## START

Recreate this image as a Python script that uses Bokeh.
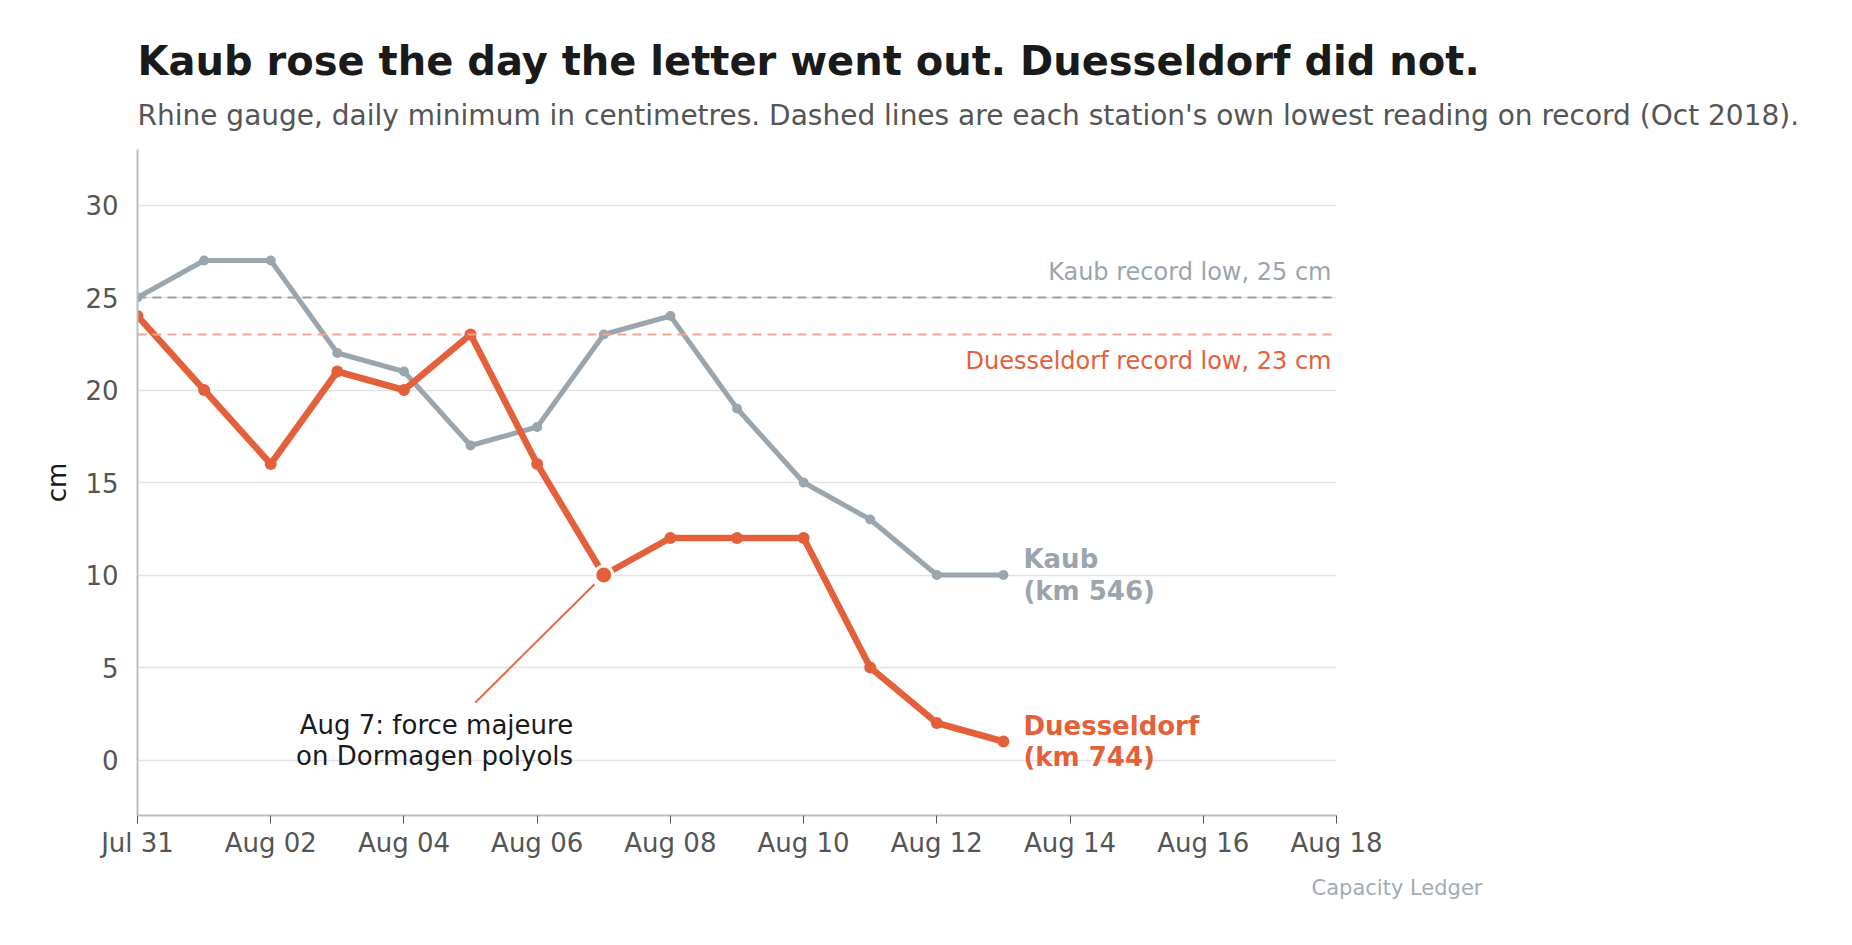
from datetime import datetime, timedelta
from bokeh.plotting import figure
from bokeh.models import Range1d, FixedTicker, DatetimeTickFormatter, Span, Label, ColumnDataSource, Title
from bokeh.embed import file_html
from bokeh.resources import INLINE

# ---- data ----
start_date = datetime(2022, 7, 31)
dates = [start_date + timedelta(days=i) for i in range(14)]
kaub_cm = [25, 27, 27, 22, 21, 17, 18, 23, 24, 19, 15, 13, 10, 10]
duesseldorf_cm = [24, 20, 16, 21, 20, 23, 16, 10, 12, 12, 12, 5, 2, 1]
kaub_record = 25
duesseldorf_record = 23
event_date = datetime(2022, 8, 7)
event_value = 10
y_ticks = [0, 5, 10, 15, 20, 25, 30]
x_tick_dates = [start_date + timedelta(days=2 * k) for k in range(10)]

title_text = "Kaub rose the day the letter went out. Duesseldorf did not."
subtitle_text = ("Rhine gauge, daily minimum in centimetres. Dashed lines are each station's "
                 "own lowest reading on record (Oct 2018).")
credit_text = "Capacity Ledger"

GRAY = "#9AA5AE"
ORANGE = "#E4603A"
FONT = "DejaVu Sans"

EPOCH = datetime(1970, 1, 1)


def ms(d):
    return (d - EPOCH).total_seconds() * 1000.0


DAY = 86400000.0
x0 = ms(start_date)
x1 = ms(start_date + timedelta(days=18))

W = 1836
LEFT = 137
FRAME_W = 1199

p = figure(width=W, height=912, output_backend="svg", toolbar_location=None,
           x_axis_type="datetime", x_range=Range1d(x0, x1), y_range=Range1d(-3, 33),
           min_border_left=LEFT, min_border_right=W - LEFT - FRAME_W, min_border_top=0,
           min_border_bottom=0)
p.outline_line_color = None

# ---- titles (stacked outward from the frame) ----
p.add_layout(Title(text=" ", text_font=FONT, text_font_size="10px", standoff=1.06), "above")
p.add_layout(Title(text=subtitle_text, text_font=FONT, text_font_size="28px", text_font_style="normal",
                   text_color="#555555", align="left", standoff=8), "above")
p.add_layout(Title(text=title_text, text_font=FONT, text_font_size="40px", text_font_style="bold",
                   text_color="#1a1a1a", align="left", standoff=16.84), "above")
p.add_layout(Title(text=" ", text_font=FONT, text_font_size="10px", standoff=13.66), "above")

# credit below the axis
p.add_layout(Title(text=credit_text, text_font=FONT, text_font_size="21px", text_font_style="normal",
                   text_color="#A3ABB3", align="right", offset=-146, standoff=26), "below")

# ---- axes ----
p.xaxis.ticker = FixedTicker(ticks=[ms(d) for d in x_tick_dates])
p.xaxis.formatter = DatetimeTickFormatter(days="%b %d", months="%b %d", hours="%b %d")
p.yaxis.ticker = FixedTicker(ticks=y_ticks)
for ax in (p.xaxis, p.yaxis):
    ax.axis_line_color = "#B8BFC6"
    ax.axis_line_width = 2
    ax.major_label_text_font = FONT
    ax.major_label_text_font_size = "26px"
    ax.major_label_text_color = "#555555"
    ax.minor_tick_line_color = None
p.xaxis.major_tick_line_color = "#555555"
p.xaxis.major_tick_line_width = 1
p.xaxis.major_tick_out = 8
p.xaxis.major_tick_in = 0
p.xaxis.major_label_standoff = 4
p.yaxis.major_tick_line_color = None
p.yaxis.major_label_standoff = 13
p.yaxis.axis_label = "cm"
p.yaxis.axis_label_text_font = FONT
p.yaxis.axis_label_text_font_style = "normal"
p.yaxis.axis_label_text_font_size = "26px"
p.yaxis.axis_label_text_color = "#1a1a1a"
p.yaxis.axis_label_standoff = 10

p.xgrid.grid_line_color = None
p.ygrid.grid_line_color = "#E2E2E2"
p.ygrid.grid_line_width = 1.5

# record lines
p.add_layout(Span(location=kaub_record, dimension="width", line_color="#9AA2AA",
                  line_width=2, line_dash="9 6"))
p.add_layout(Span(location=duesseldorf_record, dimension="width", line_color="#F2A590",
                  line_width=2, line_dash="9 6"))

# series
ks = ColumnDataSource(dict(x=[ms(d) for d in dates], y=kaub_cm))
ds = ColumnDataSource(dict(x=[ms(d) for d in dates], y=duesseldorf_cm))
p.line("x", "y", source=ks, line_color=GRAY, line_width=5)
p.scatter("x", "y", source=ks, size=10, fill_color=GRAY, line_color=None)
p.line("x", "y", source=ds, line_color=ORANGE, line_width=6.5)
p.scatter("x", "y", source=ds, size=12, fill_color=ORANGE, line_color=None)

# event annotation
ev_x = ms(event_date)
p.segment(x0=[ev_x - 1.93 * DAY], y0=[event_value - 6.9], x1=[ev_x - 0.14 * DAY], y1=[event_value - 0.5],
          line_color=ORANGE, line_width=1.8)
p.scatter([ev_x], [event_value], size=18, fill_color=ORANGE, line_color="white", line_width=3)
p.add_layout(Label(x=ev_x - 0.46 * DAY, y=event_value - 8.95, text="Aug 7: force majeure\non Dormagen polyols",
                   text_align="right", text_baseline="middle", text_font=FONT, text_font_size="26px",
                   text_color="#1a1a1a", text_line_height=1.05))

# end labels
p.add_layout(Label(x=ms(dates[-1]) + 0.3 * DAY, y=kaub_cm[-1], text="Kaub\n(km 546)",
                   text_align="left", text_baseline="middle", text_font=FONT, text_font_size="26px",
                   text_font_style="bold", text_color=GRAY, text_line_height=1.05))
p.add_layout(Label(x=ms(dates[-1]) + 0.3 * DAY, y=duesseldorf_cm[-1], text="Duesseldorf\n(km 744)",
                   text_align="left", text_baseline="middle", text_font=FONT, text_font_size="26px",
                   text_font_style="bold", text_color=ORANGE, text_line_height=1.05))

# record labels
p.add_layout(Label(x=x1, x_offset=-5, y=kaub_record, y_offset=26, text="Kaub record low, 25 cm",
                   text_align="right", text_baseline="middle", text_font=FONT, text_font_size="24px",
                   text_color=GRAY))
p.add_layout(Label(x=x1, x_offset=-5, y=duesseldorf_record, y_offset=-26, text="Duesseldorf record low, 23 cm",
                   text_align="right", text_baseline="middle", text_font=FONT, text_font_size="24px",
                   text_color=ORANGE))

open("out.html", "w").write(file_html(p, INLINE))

## END

Transcribe the opening line of the listing above, please, and every line after it through the line with "from bokeh.resources import INLINE", word for word, without pictures.

Recreate this image as a Python script that uses Bokeh.
from datetime import datetime, timedelta
from bokeh.plotting import figure
from bokeh.models import Range1d, FixedTicker, DatetimeTickFormatter, Span, Label, ColumnDataSource, Title
from bokeh.embed import file_html
from bokeh.resources import INLINE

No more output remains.